Directions for this task: Transcribe each entry below exactly. Pictures do not go in the copy.

::: Stored rows :::

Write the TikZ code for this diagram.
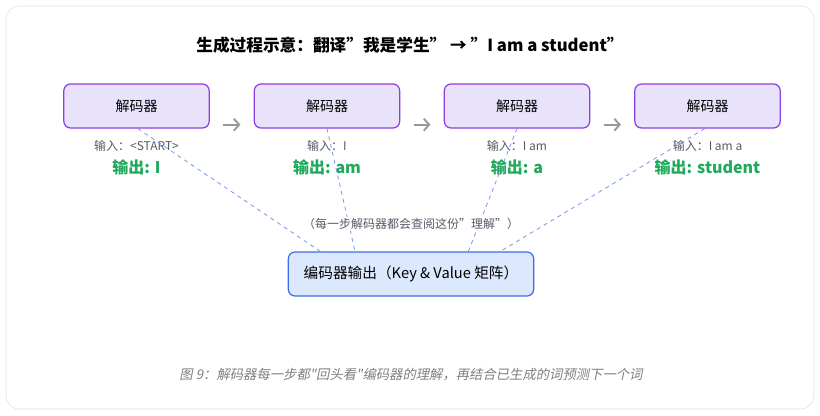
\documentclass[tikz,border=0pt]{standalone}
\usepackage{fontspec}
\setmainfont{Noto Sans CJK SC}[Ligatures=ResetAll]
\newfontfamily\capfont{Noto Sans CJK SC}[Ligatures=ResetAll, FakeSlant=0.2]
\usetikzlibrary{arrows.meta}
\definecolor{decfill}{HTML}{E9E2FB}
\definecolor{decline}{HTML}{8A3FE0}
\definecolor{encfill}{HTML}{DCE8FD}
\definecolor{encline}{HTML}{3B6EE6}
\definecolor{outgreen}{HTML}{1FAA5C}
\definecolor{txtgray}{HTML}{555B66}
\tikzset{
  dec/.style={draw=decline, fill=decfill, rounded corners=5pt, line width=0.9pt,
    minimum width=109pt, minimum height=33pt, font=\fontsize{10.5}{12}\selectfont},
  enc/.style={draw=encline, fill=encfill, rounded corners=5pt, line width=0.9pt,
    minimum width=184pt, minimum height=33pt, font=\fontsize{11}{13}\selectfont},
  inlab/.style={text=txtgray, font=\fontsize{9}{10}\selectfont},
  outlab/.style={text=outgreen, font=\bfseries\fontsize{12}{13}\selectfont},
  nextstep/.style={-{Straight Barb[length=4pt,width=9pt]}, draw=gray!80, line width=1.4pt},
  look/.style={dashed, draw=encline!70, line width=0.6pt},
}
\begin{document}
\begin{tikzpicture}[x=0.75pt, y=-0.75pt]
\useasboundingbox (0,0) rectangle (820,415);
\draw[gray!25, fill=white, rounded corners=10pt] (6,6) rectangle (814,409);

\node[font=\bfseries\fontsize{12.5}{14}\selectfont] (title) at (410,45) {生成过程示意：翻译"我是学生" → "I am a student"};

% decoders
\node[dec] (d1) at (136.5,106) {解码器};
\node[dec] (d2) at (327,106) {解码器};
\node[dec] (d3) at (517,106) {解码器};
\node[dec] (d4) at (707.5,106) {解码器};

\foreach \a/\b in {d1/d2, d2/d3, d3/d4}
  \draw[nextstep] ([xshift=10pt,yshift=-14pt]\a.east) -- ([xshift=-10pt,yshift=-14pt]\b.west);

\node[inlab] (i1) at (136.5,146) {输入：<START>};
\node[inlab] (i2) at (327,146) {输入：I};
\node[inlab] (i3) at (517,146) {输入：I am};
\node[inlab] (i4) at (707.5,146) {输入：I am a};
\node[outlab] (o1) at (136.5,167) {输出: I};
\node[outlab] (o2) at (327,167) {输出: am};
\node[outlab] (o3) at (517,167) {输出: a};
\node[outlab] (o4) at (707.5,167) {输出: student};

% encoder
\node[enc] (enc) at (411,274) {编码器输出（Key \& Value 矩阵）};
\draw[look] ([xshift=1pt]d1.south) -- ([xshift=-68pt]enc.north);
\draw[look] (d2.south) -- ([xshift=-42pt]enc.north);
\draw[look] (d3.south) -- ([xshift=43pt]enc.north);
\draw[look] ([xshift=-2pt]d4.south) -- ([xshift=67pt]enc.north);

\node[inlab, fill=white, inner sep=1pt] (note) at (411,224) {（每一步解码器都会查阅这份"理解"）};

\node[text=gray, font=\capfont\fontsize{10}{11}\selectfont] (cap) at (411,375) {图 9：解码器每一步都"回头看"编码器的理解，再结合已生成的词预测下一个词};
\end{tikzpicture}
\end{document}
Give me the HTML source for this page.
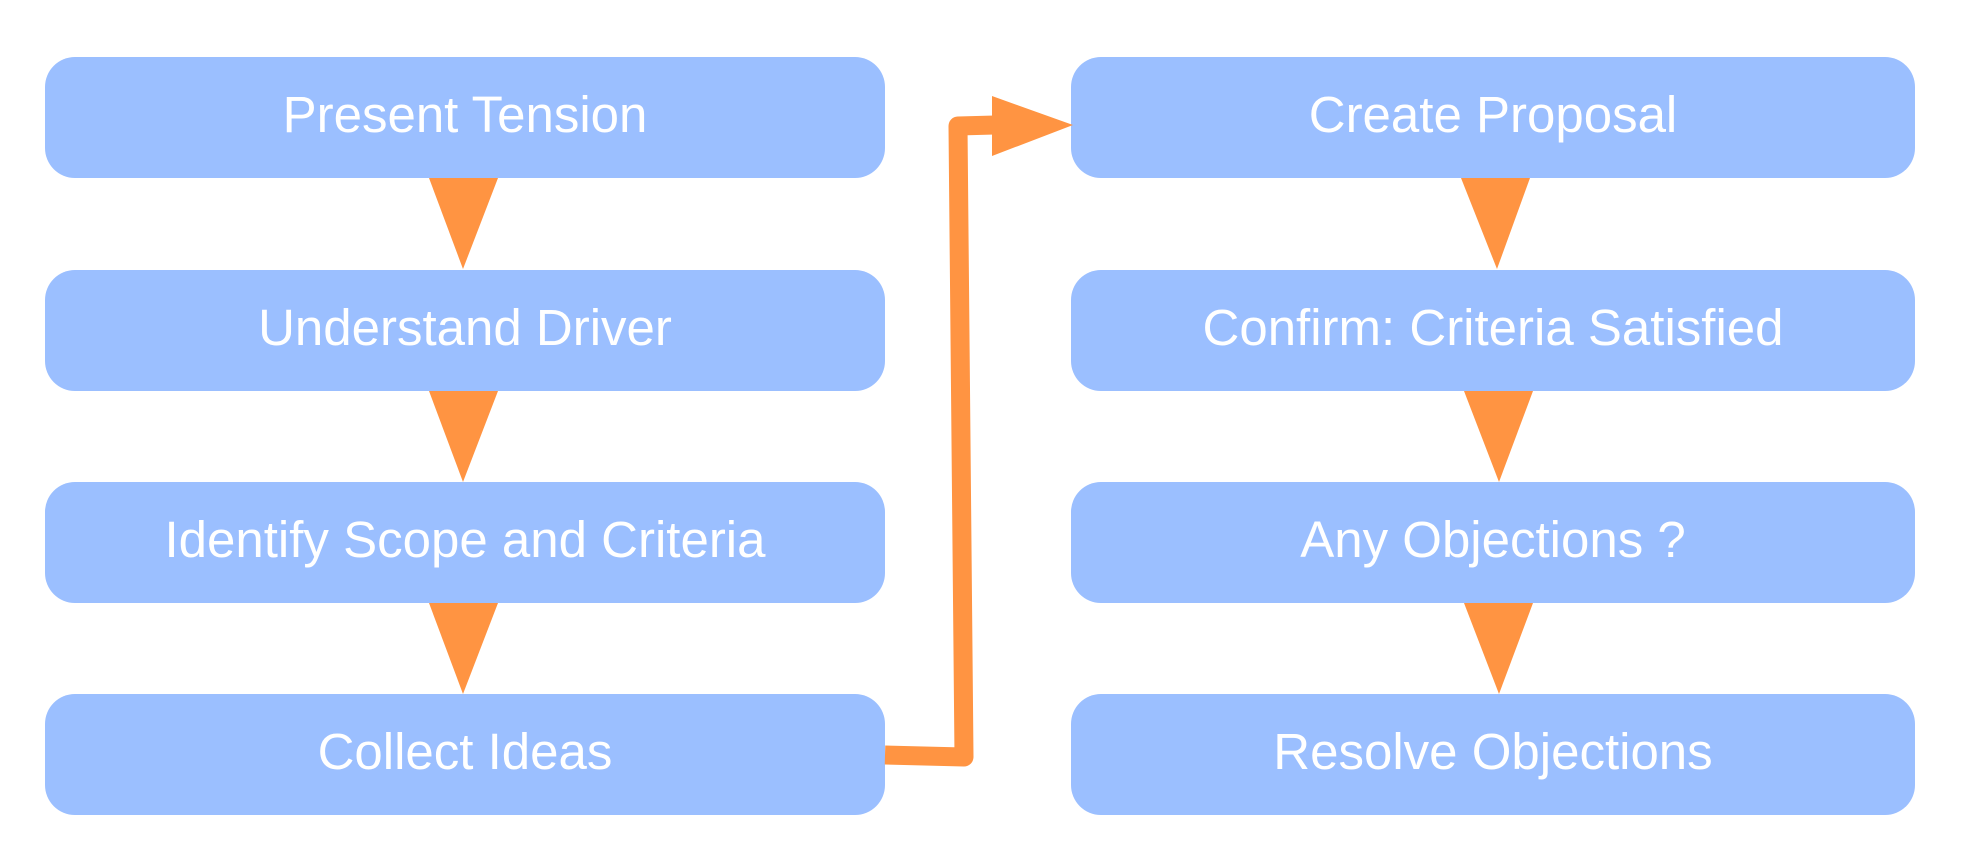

:::

Full answer:
Write the TikZ code for this diagram.
\documentclass[tikz,border=0pt]{standalone}
\usepackage{fontspec}
\setmainfont{Noto Sans CJK SC}[Ligatures=ResetAll]
\newfontfamily\capfont{Noto Sans CJK SC}[Ligatures=ResetAll, FakeSlant=0.2]
\usetikzlibrary{arrows.meta}
\definecolor{decfill}{HTML}{E9E2FB}
\definecolor{decline}{HTML}{8A3FE0}
\definecolor{encfill}{HTML}{DCE8FD}
\definecolor{encline}{HTML}{3B6EE6}
\definecolor{outgreen}{HTML}{1FAA5C}
\definecolor{txtgray}{HTML}{555B66}
\tikzset{
  dec/.style={draw=decline, fill=decfill, rounded corners=5pt, line width=0.9pt,
    minimum width=109pt, minimum height=33pt, font=\fontsize{10.5}{12}\selectfont},
  enc/.style={draw=encline, fill=encfill, rounded corners=5pt, line width=0.9pt,
    minimum width=184pt, minimum height=33pt, font=\fontsize{11}{13}\selectfont},
  inlab/.style={text=txtgray, font=\fontsize{9}{10}\selectfont},
  outlab/.style={text=outgreen, font=\bfseries\fontsize{12}{13}\selectfont},
  nextstep/.style={-{Straight Barb[length=4pt,width=9pt]}, draw=gray!80, line width=1.4pt},
  look/.style={dashed, draw=encline!70, line width=0.6pt},
}
\begin{document}
\begin{tikzpicture}[x=0.75pt, y=-0.75pt]
\useasboundingbox (0,0) rectangle (820,415);
\draw[gray!25, fill=white, rounded corners=10pt] (6,6) rectangle (814,409);

\node[font=\bfseries\fontsize{12.5}{14}\selectfont] (title) at (410,45) {生成过程示意：翻译"我是学生" → "I am a student"};

% decoders
\node[dec] (d1) at (136.5,106) {解码器};
\node[dec] (d2) at (327,106) {解码器};
\node[dec] (d3) at (517,106) {解码器};
\node[dec] (d4) at (707.5,106) {解码器};

\foreach \a/\b in {d1/d2, d2/d3, d3/d4}
  \draw[nextstep] ([xshift=10pt,yshift=-14pt]\a.east) -- ([xshift=-10pt,yshift=-14pt]\b.west);

\node[inlab] (i1) at (136.5,146) {输入：<START>};
\node[inlab] (i2) at (327,146) {输入：I};
\node[inlab] (i3) at (517,146) {输入：I am};
\node[inlab] (i4) at (707.5,146) {输入：I am a};
\node[outlab] (o1) at (136.5,167) {输出: I};
\node[outlab] (o2) at (327,167) {输出: am};
\node[outlab] (o3) at (517,167) {输出: a};
\node[outlab] (o4) at (707.5,167) {输出: student};

% encoder
\node[enc] (enc) at (411,274) {编码器输出（Key \& Value 矩阵）};
\draw[look] ([xshift=1pt]d1.south) -- ([xshift=-68pt]enc.north);
\draw[look] (d2.south) -- ([xshift=-42pt]enc.north);
\draw[look] (d3.south) -- ([xshift=43pt]enc.north);
\draw[look] ([xshift=-2pt]d4.south) -- ([xshift=67pt]enc.north);

\node[inlab, fill=white, inner sep=1pt] (note) at (411,224) {（每一步解码器都会查阅这份"理解"）};

\node[text=gray, font=\capfont\fontsize{10}{11}\selectfont] (cap) at (411,375) {图 9：解码器每一步都"回头看"编码器的理解，再结合已生成的词预测下一个词};
\end{tikzpicture}
\end{document}
Give me the HTML source for this page.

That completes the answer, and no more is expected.